▸ **REQUIREMENTS**:
Below are entries. Give back exactly the lines from the one containing "Write a web" through the one containing "const returnTicks = [0, 1, 2, 3, 4];", inclusive, without the pictures.

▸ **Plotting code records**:
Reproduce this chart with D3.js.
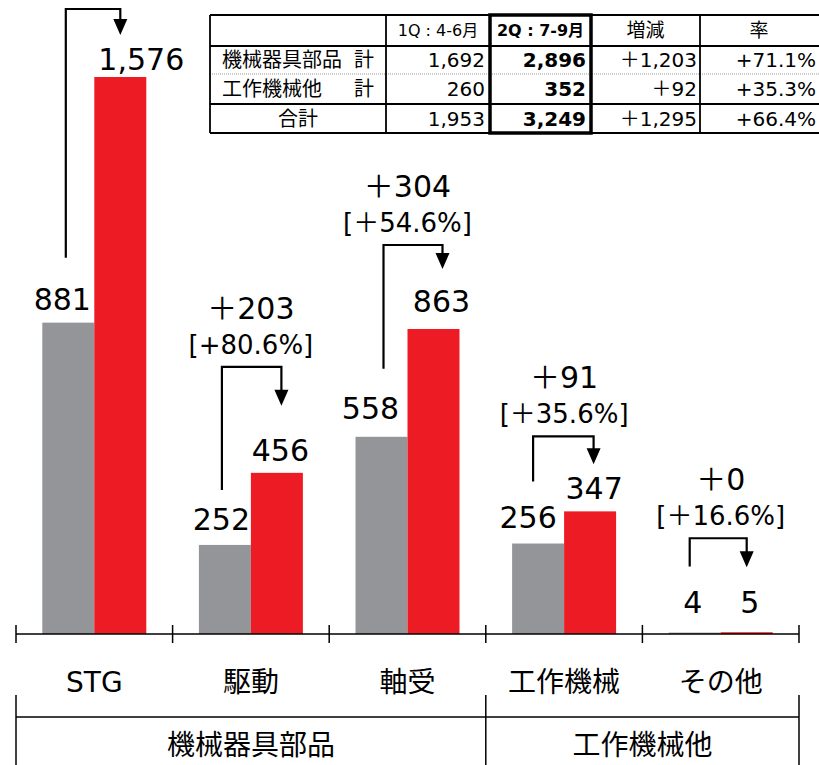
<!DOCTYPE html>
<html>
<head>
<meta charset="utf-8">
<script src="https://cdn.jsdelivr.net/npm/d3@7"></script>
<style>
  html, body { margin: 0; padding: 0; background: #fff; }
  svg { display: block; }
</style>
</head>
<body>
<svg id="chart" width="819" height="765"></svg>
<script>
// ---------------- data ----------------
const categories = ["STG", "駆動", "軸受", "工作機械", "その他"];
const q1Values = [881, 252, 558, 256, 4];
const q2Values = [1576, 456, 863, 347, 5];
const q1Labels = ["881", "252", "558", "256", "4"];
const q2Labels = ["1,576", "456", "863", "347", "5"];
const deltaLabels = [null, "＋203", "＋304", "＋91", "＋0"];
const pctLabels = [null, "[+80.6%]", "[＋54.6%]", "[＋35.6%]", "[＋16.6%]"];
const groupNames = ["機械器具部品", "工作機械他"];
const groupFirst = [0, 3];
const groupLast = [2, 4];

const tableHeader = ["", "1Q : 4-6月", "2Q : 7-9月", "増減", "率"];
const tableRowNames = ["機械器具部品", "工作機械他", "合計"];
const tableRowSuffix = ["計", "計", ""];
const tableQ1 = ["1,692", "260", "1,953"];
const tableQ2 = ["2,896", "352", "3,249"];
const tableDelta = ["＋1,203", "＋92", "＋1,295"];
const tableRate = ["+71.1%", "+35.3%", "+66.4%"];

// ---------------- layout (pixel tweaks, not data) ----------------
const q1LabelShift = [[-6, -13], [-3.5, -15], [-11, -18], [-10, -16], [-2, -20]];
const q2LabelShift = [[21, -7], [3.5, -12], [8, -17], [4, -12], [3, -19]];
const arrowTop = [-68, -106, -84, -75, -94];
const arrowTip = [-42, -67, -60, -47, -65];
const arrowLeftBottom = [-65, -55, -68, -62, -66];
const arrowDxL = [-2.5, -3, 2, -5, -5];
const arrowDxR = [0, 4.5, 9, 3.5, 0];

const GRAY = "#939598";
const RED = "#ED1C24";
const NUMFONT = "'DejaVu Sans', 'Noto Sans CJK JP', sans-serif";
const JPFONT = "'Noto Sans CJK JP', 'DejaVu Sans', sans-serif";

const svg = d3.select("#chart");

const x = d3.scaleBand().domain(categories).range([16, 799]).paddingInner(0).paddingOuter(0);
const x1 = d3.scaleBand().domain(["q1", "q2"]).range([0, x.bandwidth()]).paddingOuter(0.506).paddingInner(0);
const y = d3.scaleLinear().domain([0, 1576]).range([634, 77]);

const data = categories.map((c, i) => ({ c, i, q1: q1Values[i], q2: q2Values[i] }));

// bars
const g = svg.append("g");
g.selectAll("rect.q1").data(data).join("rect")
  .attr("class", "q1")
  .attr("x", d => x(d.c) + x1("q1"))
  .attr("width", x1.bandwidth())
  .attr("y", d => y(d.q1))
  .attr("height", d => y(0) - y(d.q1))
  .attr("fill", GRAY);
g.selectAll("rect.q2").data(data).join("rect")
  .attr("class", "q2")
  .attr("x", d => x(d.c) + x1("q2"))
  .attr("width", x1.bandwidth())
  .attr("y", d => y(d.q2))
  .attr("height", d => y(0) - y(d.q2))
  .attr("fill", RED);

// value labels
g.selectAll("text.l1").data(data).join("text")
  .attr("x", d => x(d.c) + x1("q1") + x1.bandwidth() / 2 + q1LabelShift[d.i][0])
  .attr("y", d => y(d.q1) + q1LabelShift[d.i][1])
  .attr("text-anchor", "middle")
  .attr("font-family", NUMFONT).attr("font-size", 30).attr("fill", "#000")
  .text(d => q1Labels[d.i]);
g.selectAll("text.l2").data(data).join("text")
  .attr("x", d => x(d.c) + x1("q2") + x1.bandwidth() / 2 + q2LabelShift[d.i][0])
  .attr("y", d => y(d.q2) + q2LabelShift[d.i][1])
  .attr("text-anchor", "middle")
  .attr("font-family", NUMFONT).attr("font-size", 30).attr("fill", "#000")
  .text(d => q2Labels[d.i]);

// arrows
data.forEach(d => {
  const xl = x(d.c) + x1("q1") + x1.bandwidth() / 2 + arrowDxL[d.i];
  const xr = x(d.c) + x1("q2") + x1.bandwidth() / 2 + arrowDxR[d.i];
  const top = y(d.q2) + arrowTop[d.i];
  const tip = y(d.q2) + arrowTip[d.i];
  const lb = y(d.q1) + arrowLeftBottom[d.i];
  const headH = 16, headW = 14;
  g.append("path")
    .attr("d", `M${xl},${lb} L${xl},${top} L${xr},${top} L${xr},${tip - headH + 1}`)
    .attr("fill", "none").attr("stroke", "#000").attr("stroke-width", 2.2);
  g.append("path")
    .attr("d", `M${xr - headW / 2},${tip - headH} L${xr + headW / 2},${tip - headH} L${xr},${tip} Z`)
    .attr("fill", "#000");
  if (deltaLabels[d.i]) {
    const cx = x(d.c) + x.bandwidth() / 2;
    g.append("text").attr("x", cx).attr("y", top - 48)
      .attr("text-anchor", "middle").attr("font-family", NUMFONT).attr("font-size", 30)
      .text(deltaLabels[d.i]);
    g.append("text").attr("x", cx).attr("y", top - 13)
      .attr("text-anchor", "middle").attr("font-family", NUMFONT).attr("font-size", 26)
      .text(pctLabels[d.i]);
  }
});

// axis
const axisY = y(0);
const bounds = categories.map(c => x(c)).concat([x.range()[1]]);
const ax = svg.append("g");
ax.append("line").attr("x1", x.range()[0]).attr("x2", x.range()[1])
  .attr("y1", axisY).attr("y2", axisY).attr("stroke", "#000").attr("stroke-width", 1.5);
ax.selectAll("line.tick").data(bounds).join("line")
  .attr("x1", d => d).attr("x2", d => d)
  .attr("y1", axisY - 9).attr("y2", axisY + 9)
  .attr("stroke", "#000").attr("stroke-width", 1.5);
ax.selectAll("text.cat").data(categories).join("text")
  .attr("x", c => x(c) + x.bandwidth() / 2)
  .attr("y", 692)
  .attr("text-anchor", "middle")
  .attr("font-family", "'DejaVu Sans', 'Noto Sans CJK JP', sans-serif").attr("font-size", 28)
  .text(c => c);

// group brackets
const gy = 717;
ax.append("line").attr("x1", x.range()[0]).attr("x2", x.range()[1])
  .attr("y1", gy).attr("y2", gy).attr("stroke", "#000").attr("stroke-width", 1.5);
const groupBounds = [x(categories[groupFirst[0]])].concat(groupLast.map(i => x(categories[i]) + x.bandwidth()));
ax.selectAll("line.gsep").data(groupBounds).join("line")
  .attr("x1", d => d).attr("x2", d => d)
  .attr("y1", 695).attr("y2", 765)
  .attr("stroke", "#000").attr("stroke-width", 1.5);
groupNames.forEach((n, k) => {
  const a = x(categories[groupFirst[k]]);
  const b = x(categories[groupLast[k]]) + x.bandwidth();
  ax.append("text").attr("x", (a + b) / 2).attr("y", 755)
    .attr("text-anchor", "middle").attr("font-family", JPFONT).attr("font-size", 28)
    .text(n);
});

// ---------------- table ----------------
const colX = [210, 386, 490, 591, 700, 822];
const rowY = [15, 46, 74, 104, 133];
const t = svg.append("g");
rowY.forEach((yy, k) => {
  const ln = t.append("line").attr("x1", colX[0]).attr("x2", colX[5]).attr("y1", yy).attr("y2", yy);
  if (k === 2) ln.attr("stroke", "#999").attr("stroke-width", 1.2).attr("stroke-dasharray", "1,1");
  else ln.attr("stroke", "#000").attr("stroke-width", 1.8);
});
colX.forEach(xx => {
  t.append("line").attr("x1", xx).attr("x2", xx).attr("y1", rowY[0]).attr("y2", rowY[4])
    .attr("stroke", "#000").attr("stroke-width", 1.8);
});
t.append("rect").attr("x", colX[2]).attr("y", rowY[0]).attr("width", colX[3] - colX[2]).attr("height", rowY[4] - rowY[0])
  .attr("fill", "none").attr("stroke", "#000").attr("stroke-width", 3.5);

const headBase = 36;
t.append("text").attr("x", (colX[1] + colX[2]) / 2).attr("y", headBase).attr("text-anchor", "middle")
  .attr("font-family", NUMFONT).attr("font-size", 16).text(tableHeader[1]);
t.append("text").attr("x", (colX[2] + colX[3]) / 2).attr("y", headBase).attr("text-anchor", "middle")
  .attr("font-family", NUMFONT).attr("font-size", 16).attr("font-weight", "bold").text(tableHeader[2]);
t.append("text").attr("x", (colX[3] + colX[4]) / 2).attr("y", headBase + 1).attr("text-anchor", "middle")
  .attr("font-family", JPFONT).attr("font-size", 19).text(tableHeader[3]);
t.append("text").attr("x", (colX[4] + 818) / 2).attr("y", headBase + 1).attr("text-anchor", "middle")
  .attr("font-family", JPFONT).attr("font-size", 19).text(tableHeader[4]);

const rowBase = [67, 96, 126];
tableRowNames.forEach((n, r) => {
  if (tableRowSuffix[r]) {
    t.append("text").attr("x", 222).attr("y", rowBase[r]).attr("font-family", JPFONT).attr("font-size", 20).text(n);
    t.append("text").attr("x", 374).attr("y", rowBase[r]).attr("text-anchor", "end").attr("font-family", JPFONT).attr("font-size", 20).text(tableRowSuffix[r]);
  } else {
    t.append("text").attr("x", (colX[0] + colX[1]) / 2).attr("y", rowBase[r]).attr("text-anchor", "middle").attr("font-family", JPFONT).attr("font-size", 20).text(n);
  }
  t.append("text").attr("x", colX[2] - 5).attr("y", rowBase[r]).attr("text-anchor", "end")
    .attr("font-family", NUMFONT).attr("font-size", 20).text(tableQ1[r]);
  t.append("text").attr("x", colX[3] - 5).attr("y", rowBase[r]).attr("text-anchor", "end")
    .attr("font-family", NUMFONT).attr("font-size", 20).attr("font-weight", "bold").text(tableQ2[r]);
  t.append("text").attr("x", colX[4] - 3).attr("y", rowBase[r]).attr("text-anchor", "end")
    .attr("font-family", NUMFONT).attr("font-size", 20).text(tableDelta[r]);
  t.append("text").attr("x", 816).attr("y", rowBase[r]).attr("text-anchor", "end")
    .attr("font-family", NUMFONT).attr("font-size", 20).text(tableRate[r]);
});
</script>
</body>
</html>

* * *

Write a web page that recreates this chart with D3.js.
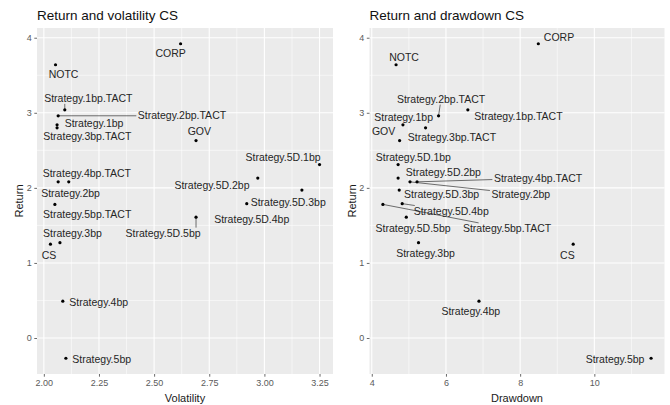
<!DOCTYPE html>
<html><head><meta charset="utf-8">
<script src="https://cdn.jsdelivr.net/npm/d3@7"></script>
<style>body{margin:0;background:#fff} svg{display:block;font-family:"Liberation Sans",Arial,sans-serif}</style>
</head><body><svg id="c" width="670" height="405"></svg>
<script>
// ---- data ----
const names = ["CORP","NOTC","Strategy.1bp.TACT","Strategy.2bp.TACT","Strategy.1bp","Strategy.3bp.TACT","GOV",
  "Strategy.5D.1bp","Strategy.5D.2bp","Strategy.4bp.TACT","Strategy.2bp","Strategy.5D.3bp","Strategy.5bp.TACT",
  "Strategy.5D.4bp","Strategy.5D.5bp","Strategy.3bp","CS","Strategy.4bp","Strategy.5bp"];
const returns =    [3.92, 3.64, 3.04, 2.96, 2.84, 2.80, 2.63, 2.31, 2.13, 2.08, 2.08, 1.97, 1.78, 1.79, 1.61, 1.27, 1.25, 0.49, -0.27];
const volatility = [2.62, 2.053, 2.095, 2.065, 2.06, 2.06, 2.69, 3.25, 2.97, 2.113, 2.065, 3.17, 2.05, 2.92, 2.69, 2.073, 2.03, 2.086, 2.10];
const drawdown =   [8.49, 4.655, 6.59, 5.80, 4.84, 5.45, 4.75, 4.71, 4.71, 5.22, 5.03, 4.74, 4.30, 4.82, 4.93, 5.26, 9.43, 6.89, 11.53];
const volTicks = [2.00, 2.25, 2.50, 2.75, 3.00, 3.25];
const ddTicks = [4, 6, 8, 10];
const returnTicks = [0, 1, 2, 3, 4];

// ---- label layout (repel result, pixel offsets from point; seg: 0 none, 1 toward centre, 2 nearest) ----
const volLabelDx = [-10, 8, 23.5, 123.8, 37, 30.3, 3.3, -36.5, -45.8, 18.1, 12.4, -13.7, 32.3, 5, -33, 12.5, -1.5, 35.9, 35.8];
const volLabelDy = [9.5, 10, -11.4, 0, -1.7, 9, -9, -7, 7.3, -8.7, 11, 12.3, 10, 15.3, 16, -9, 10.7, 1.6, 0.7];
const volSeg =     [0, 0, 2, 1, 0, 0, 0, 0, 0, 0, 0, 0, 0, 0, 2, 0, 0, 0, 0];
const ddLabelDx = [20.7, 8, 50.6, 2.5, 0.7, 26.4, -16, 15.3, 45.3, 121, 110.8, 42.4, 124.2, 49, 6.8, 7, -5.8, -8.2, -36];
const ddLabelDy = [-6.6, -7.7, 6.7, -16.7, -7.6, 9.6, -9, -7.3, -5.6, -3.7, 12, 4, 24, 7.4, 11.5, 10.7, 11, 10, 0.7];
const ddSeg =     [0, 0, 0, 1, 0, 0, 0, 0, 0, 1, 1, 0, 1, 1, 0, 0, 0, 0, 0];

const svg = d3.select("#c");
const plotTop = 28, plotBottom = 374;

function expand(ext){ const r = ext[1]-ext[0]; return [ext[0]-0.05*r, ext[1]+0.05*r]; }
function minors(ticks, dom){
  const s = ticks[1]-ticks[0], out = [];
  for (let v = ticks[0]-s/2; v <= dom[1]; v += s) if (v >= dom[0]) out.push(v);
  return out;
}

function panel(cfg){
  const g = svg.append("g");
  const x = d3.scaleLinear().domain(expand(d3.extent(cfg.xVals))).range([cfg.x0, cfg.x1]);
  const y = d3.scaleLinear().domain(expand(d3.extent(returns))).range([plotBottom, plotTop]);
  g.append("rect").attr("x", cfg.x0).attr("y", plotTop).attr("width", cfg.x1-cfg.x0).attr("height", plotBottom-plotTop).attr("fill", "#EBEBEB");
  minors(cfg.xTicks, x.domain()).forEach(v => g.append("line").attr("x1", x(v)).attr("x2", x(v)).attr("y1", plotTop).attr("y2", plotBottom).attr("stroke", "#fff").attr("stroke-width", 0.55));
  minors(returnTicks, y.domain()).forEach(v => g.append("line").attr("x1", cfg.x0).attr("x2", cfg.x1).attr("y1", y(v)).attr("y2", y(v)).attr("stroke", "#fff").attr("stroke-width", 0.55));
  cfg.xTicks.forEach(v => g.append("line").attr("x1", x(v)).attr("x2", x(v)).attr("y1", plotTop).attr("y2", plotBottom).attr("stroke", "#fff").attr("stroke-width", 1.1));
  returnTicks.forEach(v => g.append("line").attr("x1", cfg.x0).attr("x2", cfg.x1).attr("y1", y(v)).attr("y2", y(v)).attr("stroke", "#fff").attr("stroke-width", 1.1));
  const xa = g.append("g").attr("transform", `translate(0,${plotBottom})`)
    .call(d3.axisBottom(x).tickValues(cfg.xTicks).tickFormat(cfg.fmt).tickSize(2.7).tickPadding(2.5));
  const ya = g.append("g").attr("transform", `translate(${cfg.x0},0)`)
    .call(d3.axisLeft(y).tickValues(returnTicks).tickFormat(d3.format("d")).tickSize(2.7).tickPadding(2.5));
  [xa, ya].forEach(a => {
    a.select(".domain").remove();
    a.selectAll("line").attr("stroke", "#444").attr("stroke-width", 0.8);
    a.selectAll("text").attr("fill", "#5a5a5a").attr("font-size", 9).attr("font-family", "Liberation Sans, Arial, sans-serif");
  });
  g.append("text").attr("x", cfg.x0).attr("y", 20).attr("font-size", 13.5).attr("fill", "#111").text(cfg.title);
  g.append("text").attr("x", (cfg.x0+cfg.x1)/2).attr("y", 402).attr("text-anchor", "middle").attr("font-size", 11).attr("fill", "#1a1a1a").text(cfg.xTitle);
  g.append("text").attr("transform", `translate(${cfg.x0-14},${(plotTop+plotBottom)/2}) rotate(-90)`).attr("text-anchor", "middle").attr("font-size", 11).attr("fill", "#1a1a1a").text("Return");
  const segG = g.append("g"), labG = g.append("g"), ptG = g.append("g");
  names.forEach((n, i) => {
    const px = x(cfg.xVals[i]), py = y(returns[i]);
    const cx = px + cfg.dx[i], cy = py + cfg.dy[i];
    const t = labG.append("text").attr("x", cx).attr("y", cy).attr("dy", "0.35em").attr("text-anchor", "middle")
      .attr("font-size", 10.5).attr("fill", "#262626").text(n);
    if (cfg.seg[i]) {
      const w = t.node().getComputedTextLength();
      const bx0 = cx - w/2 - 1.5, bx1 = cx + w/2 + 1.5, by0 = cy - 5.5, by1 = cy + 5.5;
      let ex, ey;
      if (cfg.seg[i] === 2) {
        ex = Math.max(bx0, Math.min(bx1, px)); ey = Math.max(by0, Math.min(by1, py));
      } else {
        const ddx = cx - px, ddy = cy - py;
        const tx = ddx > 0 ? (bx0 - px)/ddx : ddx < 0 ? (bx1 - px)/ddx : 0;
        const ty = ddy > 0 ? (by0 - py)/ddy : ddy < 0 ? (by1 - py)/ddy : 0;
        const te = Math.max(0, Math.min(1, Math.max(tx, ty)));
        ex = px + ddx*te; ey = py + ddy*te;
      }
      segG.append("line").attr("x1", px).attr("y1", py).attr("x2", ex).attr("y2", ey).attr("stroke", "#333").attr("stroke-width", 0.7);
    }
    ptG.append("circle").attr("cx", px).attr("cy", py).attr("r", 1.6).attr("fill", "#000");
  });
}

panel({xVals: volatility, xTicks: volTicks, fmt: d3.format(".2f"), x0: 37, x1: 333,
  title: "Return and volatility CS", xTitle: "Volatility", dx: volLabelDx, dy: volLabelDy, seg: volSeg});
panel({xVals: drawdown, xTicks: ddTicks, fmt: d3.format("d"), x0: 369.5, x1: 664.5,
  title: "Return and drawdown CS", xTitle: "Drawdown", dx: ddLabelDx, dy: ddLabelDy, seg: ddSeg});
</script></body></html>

▸ **OUTPUT BELOW**:
Write a web page that recreates this chart with D3.js.
<!DOCTYPE html>
<html><head><meta charset="utf-8">
<script src="https://cdn.jsdelivr.net/npm/d3@7"></script>
<style>body{margin:0;background:#fff} svg{display:block;font-family:"Liberation Sans",Arial,sans-serif}</style>
</head><body><svg id="c" width="670" height="405"></svg>
<script>
// ---- data ----
const names = ["CORP","NOTC","Strategy.1bp.TACT","Strategy.2bp.TACT","Strategy.1bp","Strategy.3bp.TACT","GOV",
  "Strategy.5D.1bp","Strategy.5D.2bp","Strategy.4bp.TACT","Strategy.2bp","Strategy.5D.3bp","Strategy.5bp.TACT",
  "Strategy.5D.4bp","Strategy.5D.5bp","Strategy.3bp","CS","Strategy.4bp","Strategy.5bp"];
const returns =    [3.92, 3.64, 3.04, 2.96, 2.84, 2.80, 2.63, 2.31, 2.13, 2.08, 2.08, 1.97, 1.78, 1.79, 1.61, 1.27, 1.25, 0.49, -0.27];
const volatility = [2.62, 2.053, 2.095, 2.065, 2.06, 2.06, 2.69, 3.25, 2.97, 2.113, 2.065, 3.17, 2.05, 2.92, 2.69, 2.073, 2.03, 2.086, 2.10];
const drawdown =   [8.49, 4.655, 6.59, 5.80, 4.84, 5.45, 4.75, 4.71, 4.71, 5.22, 5.03, 4.74, 4.30, 4.82, 4.93, 5.26, 9.43, 6.89, 11.53];
const volTicks = [2.00, 2.25, 2.50, 2.75, 3.00, 3.25];
const ddTicks = [4, 6, 8, 10];
const returnTicks = [0, 1, 2, 3, 4];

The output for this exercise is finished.